Author
Eric A. Hanushek
Eric Hanushek is the Paul and Jean Hanna Senior Fellow at the Hoover Institution of Stanford University. He has been a leader in the development of economic analysis of educational issues. His research spans such diverse areas as the impacts of teacher quality, high stakes accountability, and class size reduction on achievement and the role of cognitive skills in international growth and development. His pioneering analysis measuring teacher quality through student achievement forms the basis for current research into the value-added of teachers and schools. His newest book, Endangering Prosperity: A Global View of the American School (2013), describes the economic implications of continued low performance of our school. A previous book, Schoolhouses, Courthouses, and Statehouses: Solving the Funding-Achievement Puzzle in America’s Public Schools (2009), describes how improved school finance policies can be used to meet our achievement goals.

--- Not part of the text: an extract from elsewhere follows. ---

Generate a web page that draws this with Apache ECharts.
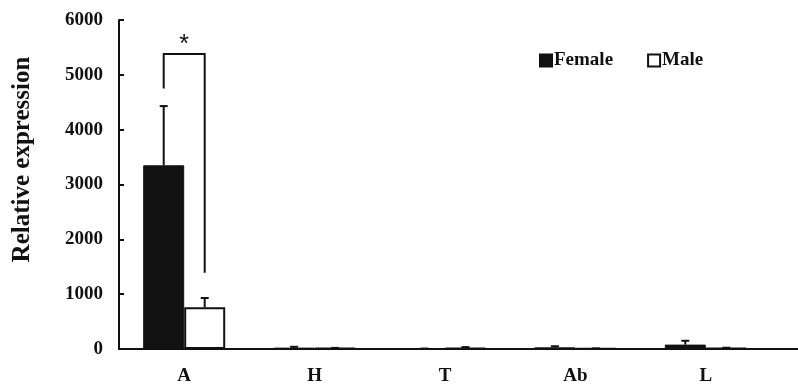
<!DOCTYPE html>
<html>
<head>
<meta charset="utf-8">
<script src="https://cdn.jsdelivr.net/npm/echarts@6/dist/echarts.min.js"></script>
<style>html,body{margin:0;padding:0;background:#fff}#c{width:798px;height:386px}</style>
</head>
<body>
<div id="c"></div>
<script>
var categories = ['A', 'H', 'T', 'Ab', 'L'];
var femaleValues = [3350, 25, 5, 30, 80];
var femaleErrors = [1080, 15, 3, 20, 70];
var maleValues = [760, 15, 20, 8, 18];
var maleErrors = [170, 5, 15, 3, 5];
var yTicks = [0, 1000, 2000, 3000, 4000, 5000, 6000];
// significance bracket for category A: [categoryIndex, femaleLegBottom, maleLegBottom, top]
var bracket = [[0, 4750, 1390, 5380]];

var FONT = '"Liberation Serif", "Times New Roman", serif';
var BAR_W = 41;

function errorRender(offsetSign) {
  return function (params, api) {
    var cat = api.value(0), v = api.value(1), e = api.value(2);
    var p0 = api.coord([cat, v]);
    var p1 = api.coord([cat, v + e]);
    var x = p0[0] + offsetSign * BAR_W / 2;
    return {
      type: 'group',
      children: [
        { type: 'line', shape: { x1: x, y1: p0[1], x2: x, y2: p1[1] }, style: { stroke: '#111', lineWidth: 2 } },
        { type: 'line', shape: { x1: x - 4, y1: p1[1], x2: x + 4, y2: p1[1] }, style: { stroke: '#111', lineWidth: 2 } }
      ]
    };
  };
}

var chart = echarts.init(document.getElementById('c'), null, { renderer: 'canvas' });
chart.setOption({
  animation: false,
  backgroundColor: '#fff',
  grid: { left: 119, width: 652, top: 20, bottom: 37 },
  legend: {
    left: 534, top: 46,
    itemWidth: 12, itemHeight: 12, itemGap: 34,
    textStyle: { fontFamily: FONT, fontWeight: 'bold', fontSize: 19, color: '#111', padding: [0, 0, 0, -3] },
    data: [
      { name: 'Female', icon: 'rect' },
      { name: 'Male', icon: 'rect', itemStyle: { color: '#fff', borderColor: '#111', borderWidth: 2 } }
    ]
  },
  xAxis: {
    type: 'category',
    data: categories,
    axisLine: { lineStyle: { color: '#111', width: 2 } },
    axisTick: { inside: true, length: 6, lineStyle: { color: '#111', width: 2 } },
    axisLabel: { fontFamily: FONT, fontWeight: 'bold', fontSize: 19, color: '#111', margin: 18 }
  },
  yAxis: {
    type: 'value',
    min: yTicks[0], max: yTicks[yTicks.length - 1], interval: 1000,
    splitLine: { show: false },
    axisLine: { show: true, lineStyle: { color: '#111', width: 2 } },
    axisTick: { show: true, inside: true, length: 5, lineStyle: { color: '#111', width: 2 } },
    axisLabel: { fontFamily: FONT, fontWeight: 'bold', fontSize: 19, color: '#111', margin: 16,
      formatter: function (v) { return String(v); } },
    name: 'Relative expression',
    nameLocation: 'middle',
    nameGap: 84,
    nameTextStyle: { fontFamily: FONT, fontWeight: 'bold', fontSize: 25, color: '#111', padding: [0, 0, 0, 50] }
  },
  series: [
    {
      name: 'Female', type: 'bar', data: femaleValues, barWidth: BAR_W, barGap: '0%',
      itemStyle: { color: '#111', borderColor: '#111', borderWidth: 1 }
    },
    {
      name: 'Male', type: 'bar', data: maleValues, barWidth: BAR_W, barGap: '0%',
      itemStyle: { color: '#fff', borderColor: '#111', borderWidth: 2 }
    },
    {
      name: 'femaleErr', type: 'custom', z: 5,
      data: femaleValues.map(function (v, i) { return [i, v, femaleErrors[i]]; }),
      renderItem: errorRender(-1)
    },
    {
      name: 'maleErr', type: 'custom', z: 5,
      data: maleValues.map(function (v, i) { return [i, v, maleErrors[i]]; }),
      renderItem: errorRender(1)
    },
    {
      name: 'sig', type: 'custom', z: 6,
      data: bracket,
      renderItem: function (params, api) {
        var cat = api.value(0);
        var pL = api.coord([cat, api.value(1)]);
        var pR = api.coord([cat, api.value(2)]);
        var pT = api.coord([cat, api.value(3)]);
        var xL = pL[0] - BAR_W / 2, xR = pL[0] + BAR_W / 2;
        return {
          type: 'group',
          children: [
            { type: 'polyline', shape: { points: [[xL, pL[1]], [xL, pT[1]], [xR, pT[1]], [xR, pR[1]]] },
              style: { stroke: '#111', lineWidth: 2, fill: null } },
            { type: 'text', style: { x: pL[0], y: pT[1] + 4, text: '*', fontSize: 25, fontFamily: '"Liberation Sans", Arial, sans-serif',
              fill: '#111', align: 'center', verticalAlign: 'bottom' } }
          ]
        };
      }
    }
  ],
  graphic: [
    { type: 'line', shape: { x1: 771, y1: 349, x2: 798, y2: 349 }, style: { stroke: '#111', lineWidth: 2 } }
  ]
});
</script>
</body>
</html>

Prior books include Courting Failure, the Handbook on the Economics of Education, The Economics of Schooling and School Quality Improving America’s Schools, Making Schools Work, Educational Performance of the Poor, Education and Race, Modern Political Economy, Improving Information for Social Policy Decisions, and Statistical Methods for Social Scientists, along with numerous widely-cited articles in professional journals. He previously held academic appointments at the University of Rochester, Yale University, and the U.S. Air Force Academy. Government service includes being chair of the Board of Directors of the National Board for Education Sciences, Deputy Director of the Congressional Budget Office, and Senior Staff Economist at the Council of Economic Advisers. He is a member of the National Academy of Education and a fellow of the International Academy of Education, the Society of Labor Economists and the American Education Research Association. He was awarded the Fordham Prize for Distinguished Scholarship in 2004. He is a Distinguished Graduate of the United States Air Force Academy and completed his Ph.D. in economics at the Massachusetts Institute of Technology.